* Goal of the exercise: Exclude the pictures, then repeat the remaining data exactly.
[Begin]
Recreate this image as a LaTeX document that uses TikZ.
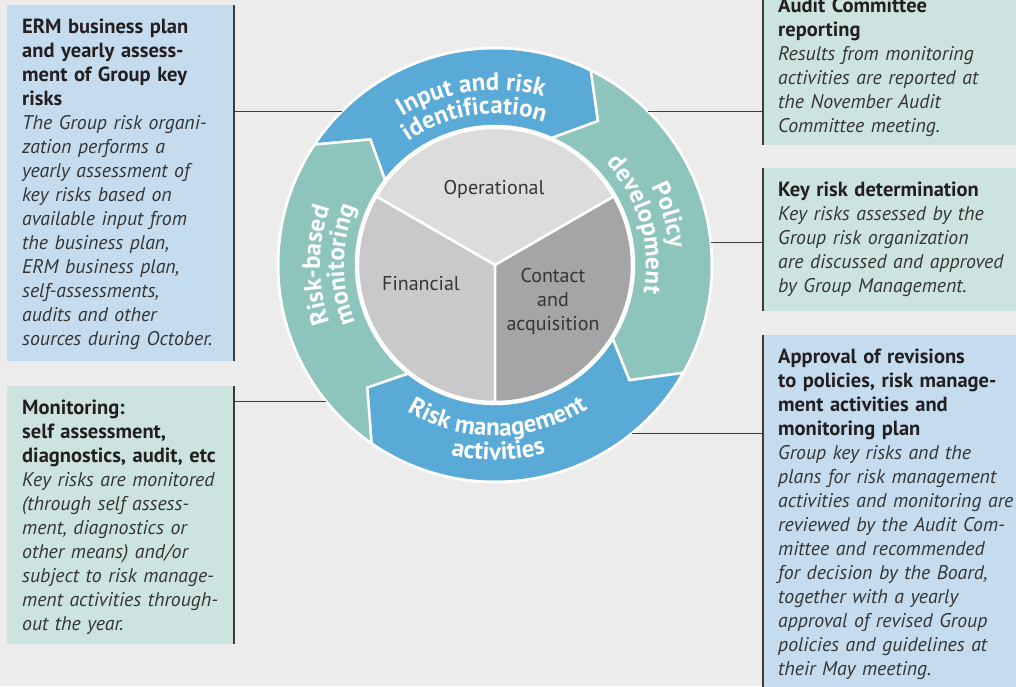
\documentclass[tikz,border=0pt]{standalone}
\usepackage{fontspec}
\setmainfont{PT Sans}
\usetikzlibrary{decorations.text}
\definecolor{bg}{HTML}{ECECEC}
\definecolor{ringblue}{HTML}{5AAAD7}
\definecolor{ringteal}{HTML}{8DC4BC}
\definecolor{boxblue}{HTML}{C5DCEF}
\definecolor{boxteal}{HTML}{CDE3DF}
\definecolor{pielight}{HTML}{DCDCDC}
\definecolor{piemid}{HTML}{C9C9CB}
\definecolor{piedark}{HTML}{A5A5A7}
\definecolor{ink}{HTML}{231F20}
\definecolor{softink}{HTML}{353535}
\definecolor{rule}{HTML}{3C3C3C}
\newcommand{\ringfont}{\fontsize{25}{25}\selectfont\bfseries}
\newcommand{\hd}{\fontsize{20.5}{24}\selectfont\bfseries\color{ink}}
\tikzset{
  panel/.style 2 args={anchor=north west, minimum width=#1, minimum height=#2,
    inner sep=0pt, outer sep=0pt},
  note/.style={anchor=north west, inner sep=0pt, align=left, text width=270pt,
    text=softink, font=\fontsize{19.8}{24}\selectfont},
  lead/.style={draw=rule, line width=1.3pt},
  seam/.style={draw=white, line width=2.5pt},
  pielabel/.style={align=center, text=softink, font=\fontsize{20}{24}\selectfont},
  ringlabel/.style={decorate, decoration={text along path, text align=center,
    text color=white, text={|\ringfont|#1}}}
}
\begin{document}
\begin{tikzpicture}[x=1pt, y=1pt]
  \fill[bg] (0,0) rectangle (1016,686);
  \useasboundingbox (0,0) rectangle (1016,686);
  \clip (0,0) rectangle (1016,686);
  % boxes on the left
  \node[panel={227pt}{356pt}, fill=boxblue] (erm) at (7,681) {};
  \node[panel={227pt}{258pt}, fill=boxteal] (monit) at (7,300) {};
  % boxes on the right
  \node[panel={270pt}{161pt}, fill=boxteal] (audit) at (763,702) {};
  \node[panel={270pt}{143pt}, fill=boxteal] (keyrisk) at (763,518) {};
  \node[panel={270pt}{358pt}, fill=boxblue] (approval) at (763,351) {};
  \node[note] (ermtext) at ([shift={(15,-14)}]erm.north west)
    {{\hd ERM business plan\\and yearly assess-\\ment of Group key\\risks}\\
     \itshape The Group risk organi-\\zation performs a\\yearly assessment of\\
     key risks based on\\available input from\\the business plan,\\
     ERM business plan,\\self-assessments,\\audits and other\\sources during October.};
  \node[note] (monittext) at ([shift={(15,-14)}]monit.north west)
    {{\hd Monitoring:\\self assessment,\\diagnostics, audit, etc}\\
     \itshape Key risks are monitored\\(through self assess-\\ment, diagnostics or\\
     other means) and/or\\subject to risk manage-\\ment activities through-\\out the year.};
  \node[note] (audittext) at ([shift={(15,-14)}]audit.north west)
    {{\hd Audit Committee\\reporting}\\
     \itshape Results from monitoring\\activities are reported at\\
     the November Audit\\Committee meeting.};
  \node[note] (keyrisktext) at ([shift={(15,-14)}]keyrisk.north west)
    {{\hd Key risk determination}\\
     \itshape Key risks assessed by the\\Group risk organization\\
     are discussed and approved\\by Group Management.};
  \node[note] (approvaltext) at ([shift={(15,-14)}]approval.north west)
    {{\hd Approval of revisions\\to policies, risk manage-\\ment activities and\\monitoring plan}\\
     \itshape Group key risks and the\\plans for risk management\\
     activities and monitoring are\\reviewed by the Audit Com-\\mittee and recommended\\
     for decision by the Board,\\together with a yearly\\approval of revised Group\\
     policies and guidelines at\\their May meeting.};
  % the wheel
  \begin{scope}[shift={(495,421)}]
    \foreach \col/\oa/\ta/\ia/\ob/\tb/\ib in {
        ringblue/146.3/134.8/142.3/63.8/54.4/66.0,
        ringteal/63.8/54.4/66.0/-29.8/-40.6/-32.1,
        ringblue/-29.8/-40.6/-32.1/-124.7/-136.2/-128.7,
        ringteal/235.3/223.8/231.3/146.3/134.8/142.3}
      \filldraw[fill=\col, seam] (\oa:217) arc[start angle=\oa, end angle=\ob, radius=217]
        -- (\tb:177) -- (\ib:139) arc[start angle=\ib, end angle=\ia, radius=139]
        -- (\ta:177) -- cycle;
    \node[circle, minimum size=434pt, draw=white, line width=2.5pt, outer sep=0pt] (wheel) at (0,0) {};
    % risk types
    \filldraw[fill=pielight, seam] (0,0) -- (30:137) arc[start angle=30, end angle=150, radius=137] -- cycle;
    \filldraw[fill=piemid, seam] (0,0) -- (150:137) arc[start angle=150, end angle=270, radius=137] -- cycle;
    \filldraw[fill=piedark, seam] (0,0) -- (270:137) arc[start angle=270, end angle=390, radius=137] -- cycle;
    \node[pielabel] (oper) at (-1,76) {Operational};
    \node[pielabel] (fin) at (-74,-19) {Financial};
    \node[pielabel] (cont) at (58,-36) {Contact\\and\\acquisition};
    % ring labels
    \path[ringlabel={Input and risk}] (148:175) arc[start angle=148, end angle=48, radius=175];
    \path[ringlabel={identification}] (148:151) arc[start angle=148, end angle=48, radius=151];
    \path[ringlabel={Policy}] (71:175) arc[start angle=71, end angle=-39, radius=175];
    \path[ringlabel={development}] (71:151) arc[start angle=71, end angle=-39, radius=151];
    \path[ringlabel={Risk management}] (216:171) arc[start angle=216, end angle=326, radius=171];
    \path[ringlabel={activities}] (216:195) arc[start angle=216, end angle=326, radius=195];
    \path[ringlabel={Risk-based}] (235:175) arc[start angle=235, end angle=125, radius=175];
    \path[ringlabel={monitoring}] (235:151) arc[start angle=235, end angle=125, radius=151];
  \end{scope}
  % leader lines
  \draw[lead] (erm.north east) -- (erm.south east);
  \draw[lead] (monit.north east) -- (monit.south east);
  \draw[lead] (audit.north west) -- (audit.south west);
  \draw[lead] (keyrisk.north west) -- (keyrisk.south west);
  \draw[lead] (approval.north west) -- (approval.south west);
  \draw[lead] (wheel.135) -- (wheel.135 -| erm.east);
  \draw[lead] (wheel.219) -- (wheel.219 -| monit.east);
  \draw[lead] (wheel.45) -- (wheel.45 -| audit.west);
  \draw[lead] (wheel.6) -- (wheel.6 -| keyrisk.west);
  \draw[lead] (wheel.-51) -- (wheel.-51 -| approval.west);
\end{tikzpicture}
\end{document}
[End]
* Result of the task:
Recreate this image as a LaTeX document that uses TikZ.
\documentclass[tikz,border=0pt]{standalone}
\usepackage{fontspec}
\setmainfont{PT Sans}
\usetikzlibrary{decorations.text}
\definecolor{bg}{HTML}{ECECEC}
\definecolor{ringblue}{HTML}{5AAAD7}
\definecolor{ringteal}{HTML}{8DC4BC}
\definecolor{boxblue}{HTML}{C5DCEF}
\definecolor{boxteal}{HTML}{CDE3DF}
\definecolor{pielight}{HTML}{DCDCDC}
\definecolor{piemid}{HTML}{C9C9CB}
\definecolor{piedark}{HTML}{A5A5A7}
\definecolor{ink}{HTML}{231F20}
\definecolor{softink}{HTML}{353535}
\definecolor{rule}{HTML}{3C3C3C}
\newcommand{\ringfont}{\fontsize{25}{25}\selectfont\bfseries}
\newcommand{\hd}{\fontsize{20.5}{24}\selectfont\bfseries\color{ink}}
\tikzset{
  panel/.style 2 args={anchor=north west, minimum width=#1, minimum height=#2,
    inner sep=0pt, outer sep=0pt},
  note/.style={anchor=north west, inner sep=0pt, align=left, text width=270pt,
    text=softink, font=\fontsize{19.8}{24}\selectfont},
  lead/.style={draw=rule, line width=1.3pt},
  seam/.style={draw=white, line width=2.5pt},
  pielabel/.style={align=center, text=softink, font=\fontsize{20}{24}\selectfont},
  ringlabel/.style={decorate, decoration={text along path, text align=center,
    text color=white, text={|\ringfont|#1}}}
}
\begin{document}
\begin{tikzpicture}[x=1pt, y=1pt]
  \fill[bg] (0,0) rectangle (1016,686);
  \useasboundingbox (0,0) rectangle (1016,686);
  \clip (0,0) rectangle (1016,686);
  % boxes on the left
  \node[panel={227pt}{356pt}, fill=boxblue] (erm) at (7,681) {};
  \node[panel={227pt}{258pt}, fill=boxteal] (monit) at (7,300) {};
  % boxes on the right
  \node[panel={270pt}{161pt}, fill=boxteal] (audit) at (763,702) {};
  \node[panel={270pt}{143pt}, fill=boxteal] (keyrisk) at (763,518) {};
  \node[panel={270pt}{358pt}, fill=boxblue] (approval) at (763,351) {};
  \node[note] (ermtext) at ([shift={(15,-14)}]erm.north west)
    {{\hd ERM business plan\\and yearly assess-\\ment of Group key\\risks}\\
     \itshape The Group risk organi-\\zation performs a\\yearly assessment of\\
     key risks based on\\available input from\\the business plan,\\
     ERM business plan,\\self-assessments,\\audits and other\\sources during October.};
  \node[note] (monittext) at ([shift={(15,-14)}]monit.north west)
    {{\hd Monitoring:\\self assessment,\\diagnostics, audit, etc}\\
     \itshape Key risks are monitored\\(through self assess-\\ment, diagnostics or\\
     other means) and/or\\subject to risk manage-\\ment activities through-\\out the year.};
  \node[note] (audittext) at ([shift={(15,-14)}]audit.north west)
    {{\hd Audit Committee\\reporting}\\
     \itshape Results from monitoring\\activities are reported at\\
     the November Audit\\Committee meeting.};
  \node[note] (keyrisktext) at ([shift={(15,-14)}]keyrisk.north west)
    {{\hd Key risk determination}\\
     \itshape Key risks assessed by the\\Group risk organization\\
     are discussed and approved\\by Group Management.};
  \node[note] (approvaltext) at ([shift={(15,-14)}]approval.north west)
    {{\hd Approval of revisions\\to policies, risk manage-\\ment activities and\\monitoring plan}\\
     \itshape Group key risks and the\\plans for risk management\\
     activities and monitoring are\\reviewed by the Audit Com-\\mittee and recommended\\
     for decision by the Board,\\together with a yearly\\approval of revised Group\\
     policies and guidelines at\\their May meeting.};
  % the wheel
  \begin{scope}[shift={(495,421)}]
    \foreach \col/\oa/\ta/\ia/\ob/\tb/\ib in {
        ringblue/146.3/134.8/142.3/63.8/54.4/66.0,
        ringteal/63.8/54.4/66.0/-29.8/-40.6/-32.1,
        ringblue/-29.8/-40.6/-32.1/-124.7/-136.2/-128.7,
        ringteal/235.3/223.8/231.3/146.3/134.8/142.3}
      \filldraw[fill=\col, seam] (\oa:217) arc[start angle=\oa, end angle=\ob, radius=217]
        -- (\tb:177) -- (\ib:139) arc[start angle=\ib, end angle=\ia, radius=139]
        -- (\ta:177) -- cycle;
    \node[circle, minimum size=434pt, draw=white, line width=2.5pt, outer sep=0pt] (wheel) at (0,0) {};
    % risk types
    \filldraw[fill=pielight, seam] (0,0) -- (30:137) arc[start angle=30, end angle=150, radius=137] -- cycle;
    \filldraw[fill=piemid, seam] (0,0) -- (150:137) arc[start angle=150, end angle=270, radius=137] -- cycle;
    \filldraw[fill=piedark, seam] (0,0) -- (270:137) arc[start angle=270, end angle=390, radius=137] -- cycle;
    \node[pielabel] (oper) at (-1,76) {Operational};
    \node[pielabel] (fin) at (-74,-19) {Financial};
    \node[pielabel] (cont) at (58,-36) {Contact\\and\\acquisition};
    % ring labels
    \path[ringlabel={Input and risk}] (148:175) arc[start angle=148, end angle=48, radius=175];
    \path[ringlabel={identification}] (148:151) arc[start angle=148, end angle=48, radius=151];
    \path[ringlabel={Policy}] (71:175) arc[start angle=71, end angle=-39, radius=175];
    \path[ringlabel={development}] (71:151) arc[start angle=71, end angle=-39, radius=151];
    \path[ringlabel={Risk management}] (216:171) arc[start angle=216, end angle=326, radius=171];
    \path[ringlabel={activities}] (216:195) arc[start angle=216, end angle=326, radius=195];
    \path[ringlabel={Risk-based}] (235:175) arc[start angle=235, end angle=125, radius=175];
    \path[ringlabel={monitoring}] (235:151) arc[start angle=235, end angle=125, radius=151];
  \end{scope}
  % leader lines
  \draw[lead] (erm.north east) -- (erm.south east);
  \draw[lead] (monit.north east) -- (monit.south east);
  \draw[lead] (audit.north west) -- (audit.south west);
  \draw[lead] (keyrisk.north west) -- (keyrisk.south west);
  \draw[lead] (approval.north west) -- (approval.south west);
  \draw[lead] (wheel.135) -- (wheel.135 -| erm.east);
  \draw[lead] (wheel.219) -- (wheel.219 -| monit.east);
  \draw[lead] (wheel.45) -- (wheel.45 -| audit.west);
  \draw[lead] (wheel.6) -- (wheel.6 -| keyrisk.west);
  \draw[lead] (wheel.-51) -- (wheel.-51 -| approval.west);
\end{tikzpicture}
\end{document}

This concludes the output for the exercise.